Saper leggere oltre il trasparente

24.11.2023

Credo sia giusto chiedersi, con onestà intellettuale e – nei limiti del possibile – senza farsi trascinare dall'impressione umanissima e sconvolgente per quanto accaduto, se si possa fare qualcosa di più e diverso in ambito familiare. Arriverò alla scuola, ma vorrei partire proprio da mamma e papà, dalla capacità dei genitori non solo di impartire lezioni ed esempi (cosa di per sé difficile) ma di saper "leggere" i figli oltre quel tanto di trasparente.

Educare non può essere soltanto insegnare regole di vita in comunità, il rispetto degli altri e di sé stessi, l'intangibilità della persona e dei diritti altrui. Educare significa anche (dal latino educere, "tirar fuori") scavare, conoscere e capire per intervenire. Sia chiaro, non sto parlando delle famiglie direttamente coinvolte nello strazio di Giulia Cecchettin, perché non oso neppure immaginare cosa possa significare per un padre perdere una figlia e per due genitori scoprire l'abisso più nero e atroce nel proprio figlio.

Va tentata una riflessione più generale: chiedersi se siano innanzitutto i genitori a doversi riconsiderare, a interrogarsi su quanto sappiano o non sappiano interpretare comportamenti e segnali. Su quanto tempo sappiano concedere agli aspetti più delicati e immateriali di quel lavoro meraviglioso e spaventoso che è crescere e lasciare andare nel mondo le loro creature.

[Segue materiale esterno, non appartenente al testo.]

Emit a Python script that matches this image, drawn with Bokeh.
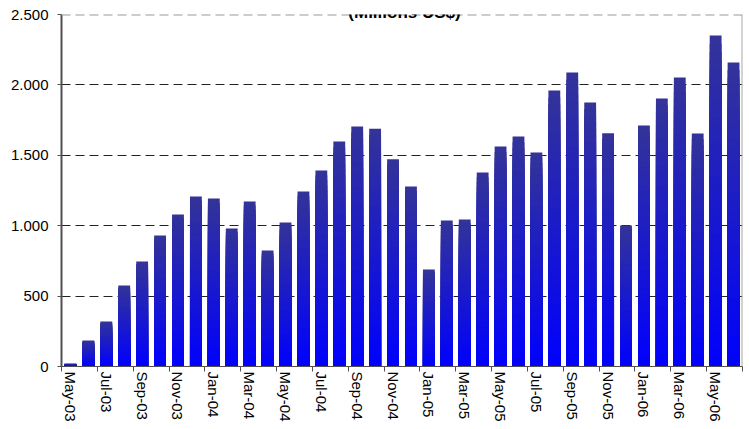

Ormai i nostri ragazzi sono ineducati a gestire i "No" e gli inevitabili piccoli e grandi fallimenti della vita, al punto da poter in casi estremi arrivare a perdere il controllo. Si parla tanto di meritocrazia e credo che la meritocrazia stessa nasca innanzitutto dalla capacità di riconoscere l'altro. Chi crede nell'individuo e nelle sue potenzialità non può tollerare nessuna sopraffazione, figurarsi la violenza.

Riusciamo, in famiglia, a sviluppare la consapevolezza che il nostro stesso successo nella vita discenda anche dal rispetto di scelte, pareri e talvolta giudizi altrui? Ne discutiamo mai? È qualcosa di più e di diverso dalle pur fondamentali indicazioni di buoni comportamenti. Non possiamo accettare l'incapacità di ascoltare le ragioni degli altri, di riconoscerne i sentimenti, anche se a volte ci fa capire di avere sbagliato. I genitori non sono psicologi o sociologi ma devono prendere coscienza che il mondo dei loro figli procede a una velocità tale da far apparire superati molti degli schemi educativi di un tempo. Non si tratta di rinnegare il passato e l'educazione che abbiamo ricevuto ma di saperla aggiornare.

Accennavo alla scuola, alla quale si chiede con una certa superficialità di "saper intervenire", soprattutto dopo le tragedie. Peccato che a chiederlo siano gli stessi impegnati a demolire l'idea di una scuola al passo con i tempi. Si pretende da professori abbandonati al loro amor proprio di essere interpreti della società che cambia e delle tensioni fra i generi. Ne demoliamo ogni giorno l'autorevolezza davanti ai nostri figli e poi ci lamentiamo se non riescono a prevenire. Cosa? La spontanea mobilitazione dei ragazzi è un'occasione per spronarli ad aprirsi e confrontarsi. Se necessario, a uscire dalle stanzette in cui talvolta – pur con le migliori intenzioni – le mamme e i papà si illudono di poterli rinchiudere per proteggerli.